Le développement anarchique des parcs éoliens sur les départements du littoral a conduit L’État à mettre en place les Zones de Développement Éolien ( ZDE). En effet, il était difficile pour un préfet de refuser un permis de construire au seul motif de la cohérence du projet par rapport à sa situation ou la présence d’autres parcs déjà en place. Les décisions préfectorales de refus étaient alors attaquées par les promoteurs à hauteur de pratiquement une sur deux. Pour donner aux préfets plus d’emprise sur le développement éolien, le tarif de rachat (qui fait tout l’intérêt d’un parc) est maintenant lié à la présence d’une ZDE. Rien n’interdit la construction d’un parc en dehors d’une ZDE si le permis de construire est accepté mais il n’est pas financièrement rentable. Les ZDE sont instruites par la préfecture à partir d’une demande de la commune ou la communauté de communes. Certaines préfectures vont plus loin en établissant un schéma de développement éolien qui précise notamment les zones où les services du préfet estiment l’implantation de parcs possible. Un tel schéma a été établi pour l’Indre et Loire ; il est entré en vigueur au début de l’année 2009. Ainsi constitué, le mécanisme de ZDE a pour but de contrebalancer les velléités des communes.
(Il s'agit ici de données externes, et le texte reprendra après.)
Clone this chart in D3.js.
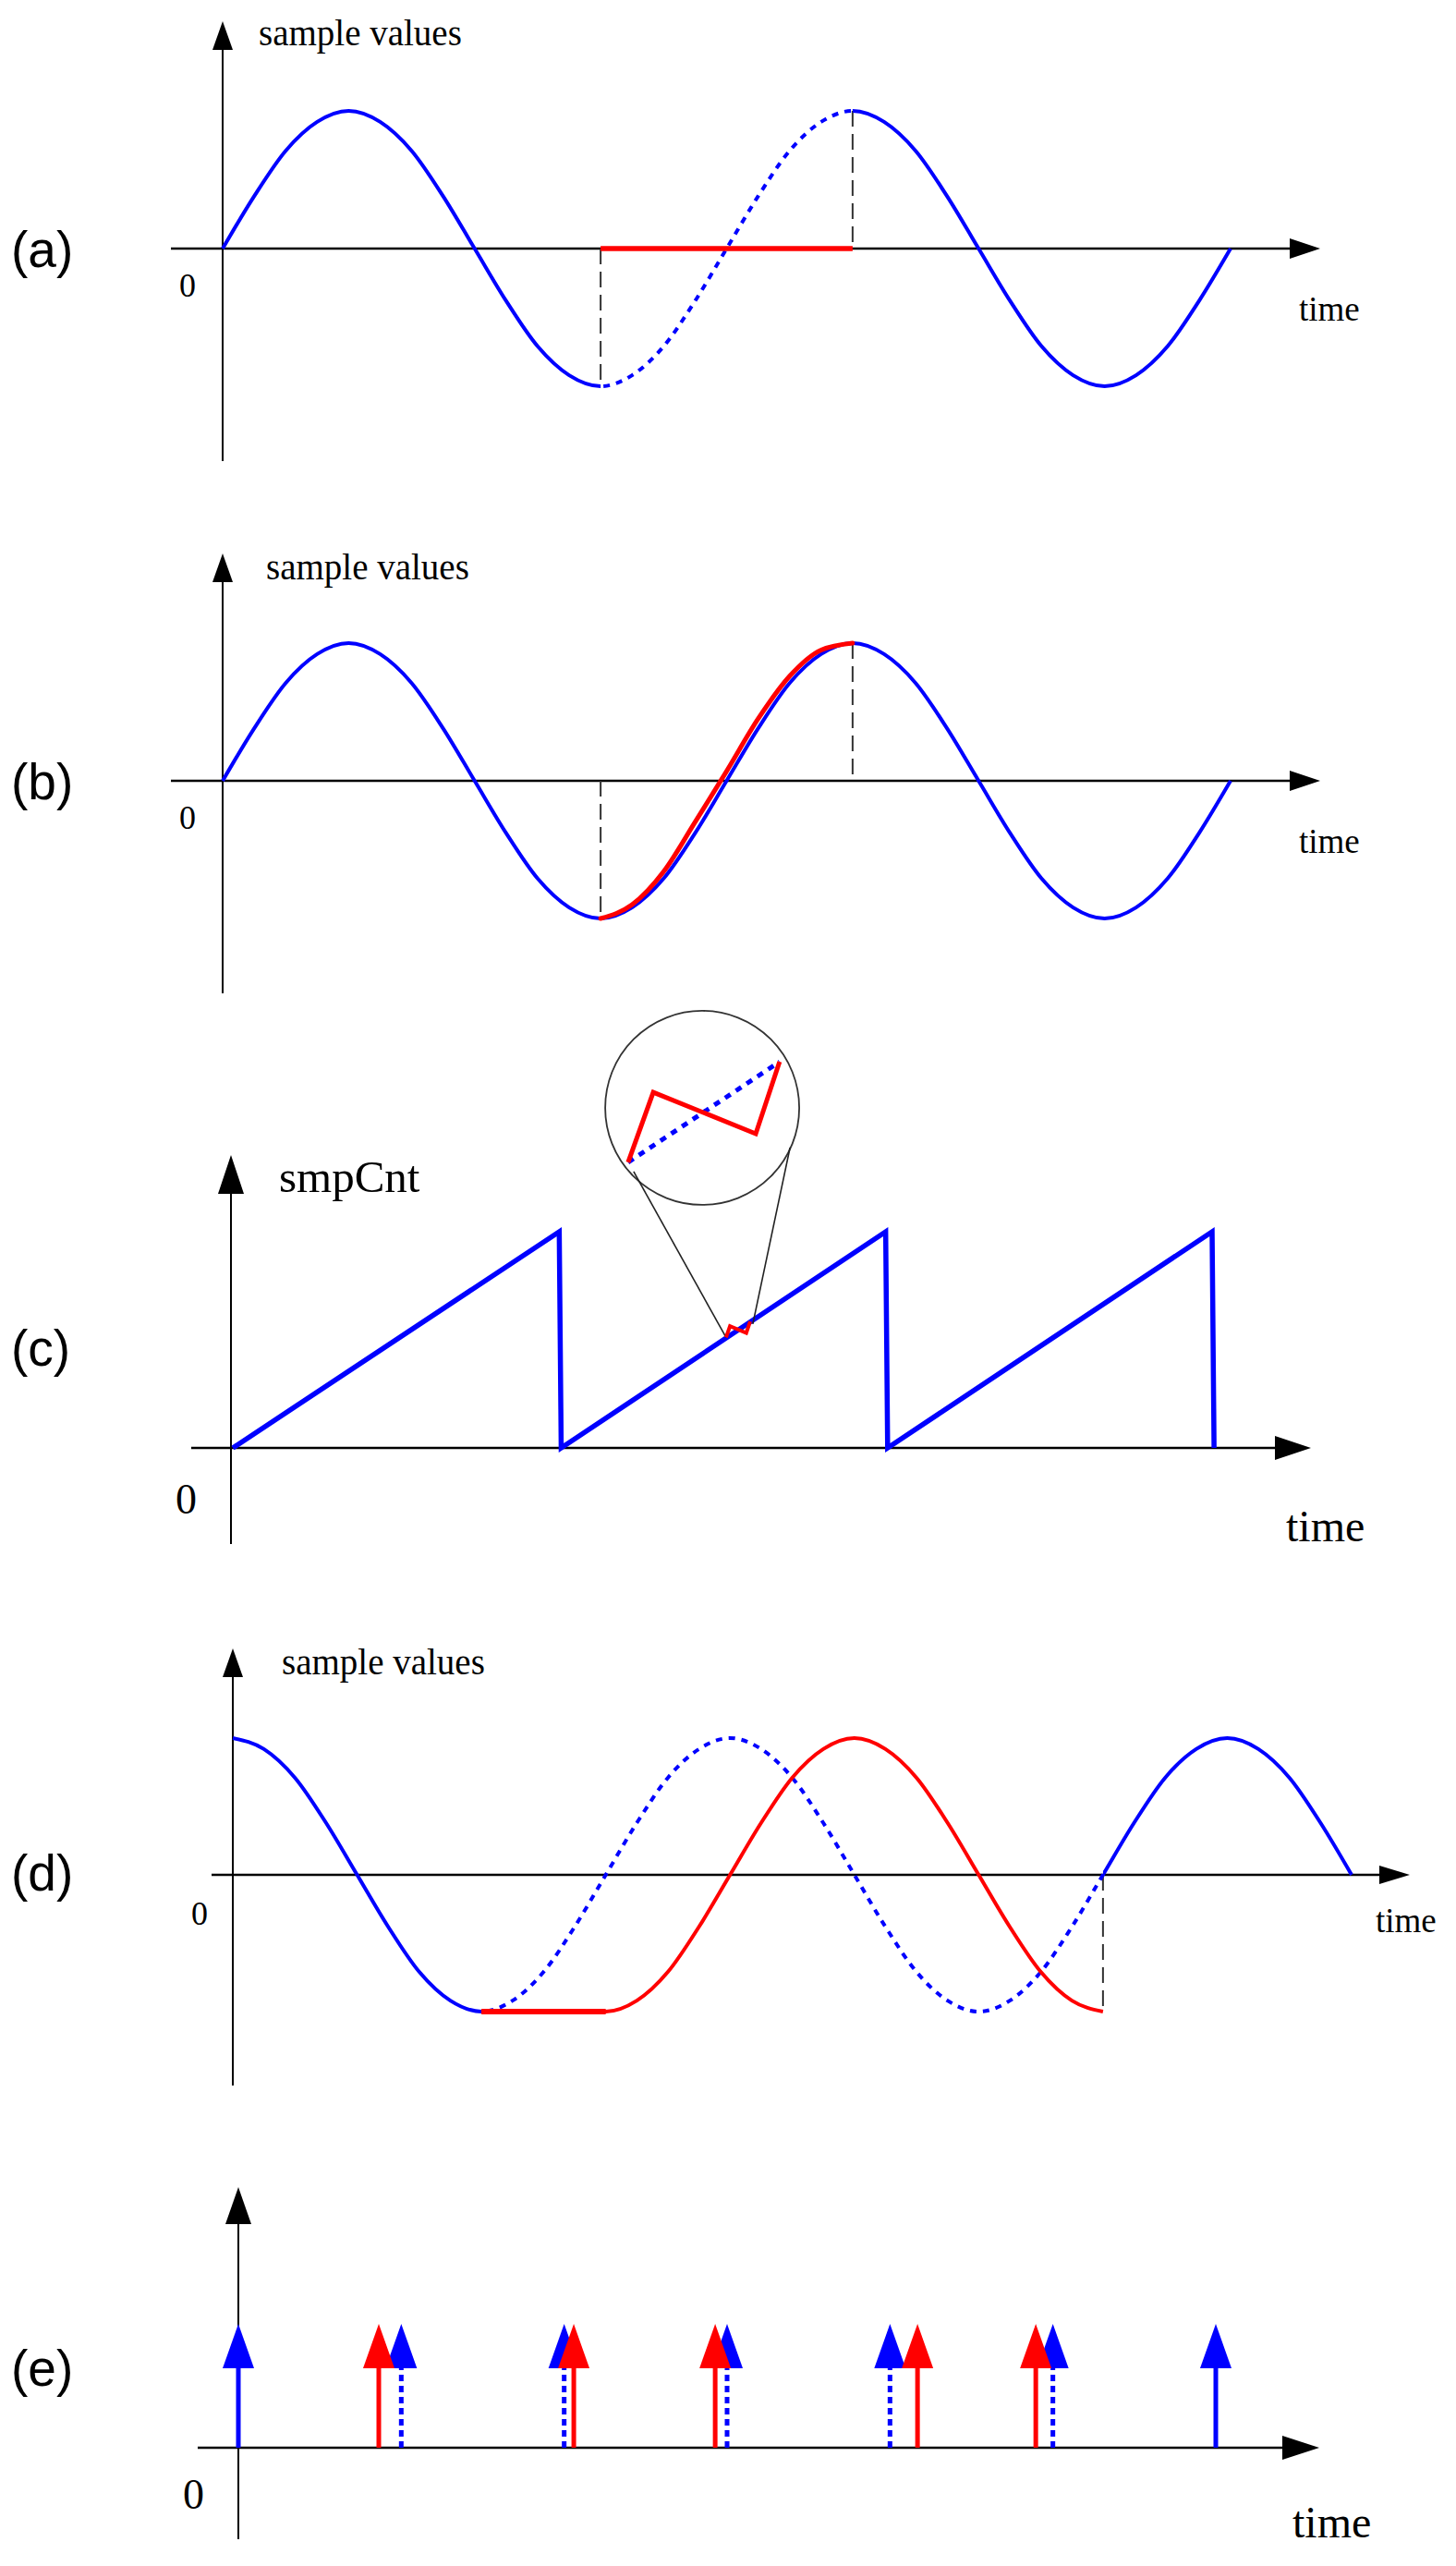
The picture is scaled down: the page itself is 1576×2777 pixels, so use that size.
<!DOCTYPE html>
<html>
<head>
<meta charset="utf-8">
<script src="https://cdn.jsdelivr.net/npm/d3@7"></script>
<style>
  body { margin: 0; background: #fff; }
  svg { display: block; }
</style>
</head>
<body>
<div id="chart"></div>
<script>
// ---- data ----
// (a), (b): one sine over two periods, one value every 1/16 period
const sineValue = [0, 0.38, 0.71, 0.92, 1, 0.92, 0.71, 0.38, 0, -0.38, -0.71, -0.92, -1, -0.92, -0.71, -0.38,
  0, 0.38, 0.71, 0.92, 1, 0.92, 0.71, 0.38, 0, -0.38, -0.71, -0.92, -1, -0.92, -0.71, -0.38, 0];
// (a) lost block, replaced by zeros (in 1/16 period)
const lossStart = 12, lossEnd = 20;
// (b) red concealment curve, a touch ahead of the sine
const concealPhase = [12, 13, 14, 15, 16, 17, 18, 19, 20];
const concealValue = [-1, -0.9, -0.66, -0.3, 0.07, 0.45, 0.76, 0.95, 1];

// (c) smpCnt sawtooth, time in periods
const cntTime = [0, 1, 1.006, 2, 2.006, 3, 3.006];
const cntValue = [0, 1, 0, 1, 0, 1, 0];
// magnifier (same units as the sawtooth)
const lensCenter = [1.438, 1.573];
const lensBig = [[1.211, 1.321], [1.288, 1.645], [1.602, 1.453], [1.675, 1.786]];
const lensSmall = [[1.511, 0.511], [1.523, 0.563], [1.573, 0.532], [1.585, 0.585]];
const lensRays = [
  [[1.228, 1.278], [1.511, 0.511]],
  [[1.707, 1.389], [1.593, 0.573]]
];

// (d) cosine over 2.25 periods, one value every 1/16 period
const cosValue = [1, 0.92, 0.71, 0.38, 0, -0.38, -0.71, -0.92, -1, -0.92, -0.71, -0.38, 0, 0.38, 0.71, 0.92,
  1, 0.92, 0.71, 0.38, 0, -0.38, -0.71, -0.92, -1, -0.92, -0.71, -0.38, 0, 0.38, 0.71, 0.92, 1, 0.92, 0.71, 0.38, 0];
const lostStart = 8, lostEnd = 28;
const holdEnd = 12;
const shiftPhase = [8, 9, 10, 11, 12, 13, 14, 15, 16, 17, 18, 19, 20, 21, 22, 23, 24, 25, 26, 27, 28];
const shiftValue = [-1, -1, -1, -1, -1, -0.92, -0.71, -0.38, 0, 0.38, 0.71, 0.92, 1, 0.92, 0.71, 0.38, 0,
  -0.38, -0.71, -0.92, -1];

// (e) sample instants
const blueTimes = [0, 1, 2, 3, 4, 5, 6];
const blueDotted = [false, true, true, true, true, true, false];
const redTimes = [0.862, 2.059, 2.927, 4.169, 4.895];

// ---- drawing ----
const width = 1576, height = 2777;
const BLUE = "#0000ff", RED = "#ff0000";
const serif = '"Liberation Serif", "Times New Roman", serif';
const sans = '"Liberation Sans", Arial, sans-serif';

const svg = d3.select("#chart").append("svg")
  .attr("width", width).attr("height", height);
const defs = svg.append("defs");

// axes with filled arrow heads
function drawAxes(g, o) {
  g.append("line")
    .attr("x1", o.ox).attr("x2", o.ox)
    .attr("y1", o.bottom).attr("y2", o.top + o.yHead[0] - 2)
    .attr("stroke", "#000").attr("stroke-width", 2);
  g.append("path")
    .attr("d", `M${o.ox},${o.top}L${o.ox - o.yHead[1]},${o.top + o.yHead[0]}L${o.ox + o.yHead[1]},${o.top + o.yHead[0]}Z`)
    .attr("fill", "#000");
  g.append("line")
    .attr("x1", o.left).attr("x2", o.right - o.xHead[0] + 2)
    .attr("y1", o.oy).attr("y2", o.oy)
    .attr("stroke", "#000").attr("stroke-width", 2.5);
  g.append("path")
    .attr("d", `M${o.right},${o.oy}L${o.right - o.xHead[0]},${o.oy - o.xHead[1]}L${o.right - o.xHead[0]},${o.oy + o.xHead[1]}Z`)
    .attr("fill", "#000");
}

function drawTexts(g, o) {
  g.append("text").attr("x", 12).attr("y", o.labelY)
    .style("font-family", sans).style("font-size", "55px").text(o.label);
  g.append("text").attr("x", o.zero[0]).attr("y", o.zero[1])
    .style("font-family", serif).style("font-size", o.zero[2] + "px").text("0");
  if (o.yTitle) {
    g.append("text").attr("x", o.yTitle[1]).attr("y", o.yTitle[2])
      .style("font-family", serif).style("font-size", o.yTitle[3] + "px").text(o.yTitle[0]);
  }
  g.append("text").attr("x", o.xTitle[0]).attr("y", o.xTitle[1])
    .style("font-family", serif).style("font-size", o.xTitle[2] + "px").text("time");
}

function clipX(id, ranges) {
  const cp = defs.append("clipPath").attr("id", id);
  ranges.forEach(function (r) {
    cp.append("rect").attr("x", r[0]).attr("y", 0)
      .attr("width", r[1] - r[0]).attr("height", height);
  });
  return "url(#" + id + ")";
}

function dashedDrop(g, x, y1, y2) {
  g.append("line").attr("x1", x).attr("x2", x).attr("y1", y1).attr("y2", y2)
    .attr("stroke", "#333").attr("stroke-width", 2).attr("stroke-dasharray", "17,8");
}

// ---------- (a) and (b) ----------
function sinePanel(key, dy, textShift) {
  const x = d3.scaleLinear().domain([0, 32]).range([241, 1332]);
  const y = d3.scaleLinear().domain([-1, 1]).range([418 + dy, 120 + dy]);
  const g = svg.append("g");
  drawAxes(g, { ox: x(0), oy: y(0), top: 23 + dy, bottom: 499 + dy, left: 185, right: 1429,
    yHead: [31, 11], xHead: [33, 11] });
  drawTexts(g, { label: "(" + key + ")", labelY: 289 + dy, zero: [194, 321 + dy, 36],
    yTitle: ["sample values", 280 + textShift, 49 + dy + (textShift ? 2 : 0), 39], xTitle: [1406, 347 + dy, 37] });

  dashedDrop(g, x(lossStart), y(0), y(-1));
  dashedDrop(g, x(lossEnd), y(1), y(0));

  const pts = sineValue.map((v, i) => [i, v]);
  const line = d3.line().x(d => x(d[0])).y(d => y(d[1])).curve(d3.curveMonotoneX);

  if (key === "a") {
    g.append("path").attr("d", line(pts))
      .attr("clip-path", clipX("solid-" + key, [[0, x(lossStart)], [x(lossEnd), width]]))
      .attr("fill", "none").attr("stroke", BLUE).attr("stroke-width", 4);
    g.append("path").attr("d", line(pts))
      .attr("clip-path", clipX("dot-" + key, [[x(lossStart), x(lossEnd)]]))
      .attr("fill", "none").attr("stroke", BLUE).attr("stroke-width", 4)
      .attr("stroke-dasharray", "7,7");
    g.append("line")
      .attr("x1", x(lossStart)).attr("x2", x(lossEnd)).attr("y1", y(0)).attr("y2", y(0))
      .attr("stroke", RED).attr("stroke-width", 5.5);
  } else {
    g.append("path").attr("d", line(pts))
      .attr("fill", "none").attr("stroke", BLUE).attr("stroke-width", 4);
    const cpts = concealPhase.map((p, i) => [p, concealValue[i]]);
    g.append("path").attr("d", line(cpts))
      .attr("fill", "none").attr("stroke", RED).attr("stroke-width", 5).attr("stroke-linecap", "round");
  }
}
sinePanel("a", 0, 0);
sinePanel("b", 576, 8);

// ---------- (c) ----------
(function () {
  const x = d3.scaleLinear().domain([0, 3]).range([252, 1312]);
  const y = d3.scaleLinear().domain([0, 1]).range([1567, 1333]);
  const g = svg.append("g");
  drawAxes(g, { ox: 250, oy: y(0), top: 1250, bottom: 1671, left: 207, right: 1419,
    yHead: [42, 14], xHead: [39, 13] });
  drawTexts(g, { label: "(c)", labelY: 1478, zero: [190, 1638, 46],
    yTitle: ["smpCnt", 302, 1290, 49], xTitle: [1392, 1668, 48] });

  const pts = cntTime.map((t, i) => [t, cntValue[i]]);
  const line = d3.line().x(d => x(d[0])).y(d => y(d[1]));
  g.append("path").attr("d", line(pts))
    .attr("fill", "none").attr("stroke", BLUE).attr("stroke-width", 5.5)
    .attr("stroke-linejoin", "miter");

  // magnifier
  g.append("circle")
    .attr("cx", x(lensCenter[0])).attr("cy", y(lensCenter[1])).attr("r", 105)
    .attr("fill", "none").attr("stroke", "#333").attr("stroke-width", 1.8);
  lensRays.forEach(function (r) {
    g.append("line")
      .attr("x1", x(r[0][0])).attr("y1", y(r[0][1]))
      .attr("x2", x(r[1][0])).attr("y2", y(r[1][1]))
      .attr("stroke", "#222").attr("stroke-width", 1.6);
  });
  const first = lensBig[0], last = lensBig[lensBig.length - 1];
  g.append("line")
    .attr("x1", x(first[0])).attr("y1", y(first[1]))
    .attr("x2", x(last[0])).attr("y2", y(last[1]))
    .attr("stroke", BLUE).attr("stroke-width", 5).attr("stroke-dasharray", "7,7");
  g.append("path").attr("d", line(lensBig))
    .attr("fill", "none").attr("stroke", RED).attr("stroke-width", 5);
  g.append("path").attr("d", line(lensSmall))
    .attr("fill", "none").attr("stroke", RED).attr("stroke-width", 4);
})();

// ---------- (d) ----------
(function () {
  const x = d3.scaleLinear().domain([0, 36]).range([252, 1463]);
  const y = d3.scaleLinear().domain([-1, 1]).range([2177, 1881]);
  const g = svg.append("g");
  drawAxes(g, { ox: x(0), oy: y(0), top: 1784, bottom: 2257, left: 229, right: 1526,
    yHead: [31, 11], xHead: [33, 10] });
  drawTexts(g, { label: "(d)", labelY: 2046, zero: [207, 2083, 36],
    yTitle: ["sample values", 305, 1812, 39], xTitle: [1489, 2091, 37] });

  dashedDrop(g, x(lostEnd), y(0), y(-1));

  const pts = cosValue.map((v, i) => [i, v]);
  const line = d3.line().x(d => x(d[0])).y(d => y(d[1])).curve(d3.curveMonotoneX);
  g.append("path").attr("d", line(pts))
    .attr("clip-path", clipX("solid-d", [[0, x(lostStart)], [x(lostEnd), width]]))
    .attr("fill", "none").attr("stroke", BLUE).attr("stroke-width", 4);
  g.append("path").attr("d", line(pts))
    .attr("clip-path", clipX("dot-d", [[x(lostStart), x(lostEnd)]]))
    .attr("fill", "none").attr("stroke", BLUE).attr("stroke-width", 4)
    .attr("stroke-dasharray", "7,7");

  const spts = shiftPhase.map((p, i) => [p, shiftValue[i]]);
  g.append("path").attr("d", line(spts))
    .attr("fill", "none").attr("stroke", RED).attr("stroke-width", 4);
  g.append("line")
    .attr("x1", x(lostStart)).attr("x2", x(holdEnd)).attr("y1", y(-1)).attr("y2", y(-1))
    .attr("stroke", RED).attr("stroke-width", 6);
})();

// ---------- (e) ----------
(function () {
  const x = d3.scaleLinear().domain([0, 6]).range([258, 1316]);
  const y = d3.scaleLinear().domain([0, 1]).range([2649, 2515]);
  const g = svg.append("g");
  drawAxes(g, { ox: x(0), oy: y(0), top: 2367, bottom: 2748, left: 214, right: 1428,
    yHead: [40, 14], xHead: [40, 13] });
  drawTexts(g, { label: "(e)", labelY: 2582, zero: [198, 2715, 46],
    xTitle: [1399, 2746, 48] });

  const headLen = 48, headHalf = 17;
  function impulse(t, color, dotted) {
    const cx = x(t), tip = y(1);
    g.append("line")
      .attr("x1", cx).attr("x2", cx).attr("y1", y(0)).attr("y2", tip + headLen - 1)
      .attr("stroke", color).attr("stroke-width", 5)
      .attr("stroke-dasharray", dotted ? "7,5" : null);
    g.append("path")
      .attr("d", `M${cx},${tip}L${cx - headHalf},${tip + headLen}L${cx + headHalf},${tip + headLen}Z`)
      .attr("fill", color);
  }
  blueTimes.forEach((t, i) => impulse(t, BLUE, blueDotted[i]));
  redTimes.forEach(t => impulse(t, RED, false));
})();
</script>
</body>
</html>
L’ annonce de la suppression de la taxe professionnelle a contribué à faire changer d’avis les maires que seule cette manne motivait. Nous avons eu le plaisir d’apprendre que la Communauté de Communes de Loches Développement renonçait à postuler pour une ZDE sur son territoire, économisant ainsi les 100 000 euros qu’auraient coûté les études de faisabilité. Nous espérons que cette somme sera affectée à la recherche d’économie d’énergie dans les installations électriques et les bâtiments publics. Nous espérons aussi que les autres communautés de communes prendront un telle décision de refus d’une ZDE sur leur territoire.
Pour conclure
Au final, beaucoup d’argent et beaucoup d’énergie sont dépensés dans cette voie qui pourtant présente de nombreux inconvénients dont :
-Production énergétique faible et intermittente,
-Nuisances environnementales que ce soit pour la faune ou les riverains,
-Peu de création d’emplois.
Malgré ce bilan plutôt maigre, cette filière a connu un essor important du fait des conditions financières particulièrement favorables qui lui ont été accordées. Malheureusement, cette manne a provoqué un développement anarchique au mépris du respect de l’environnement (un comble !), de la concertation locale et de la qualité de vie et de l’entente des habitants en zone rurale.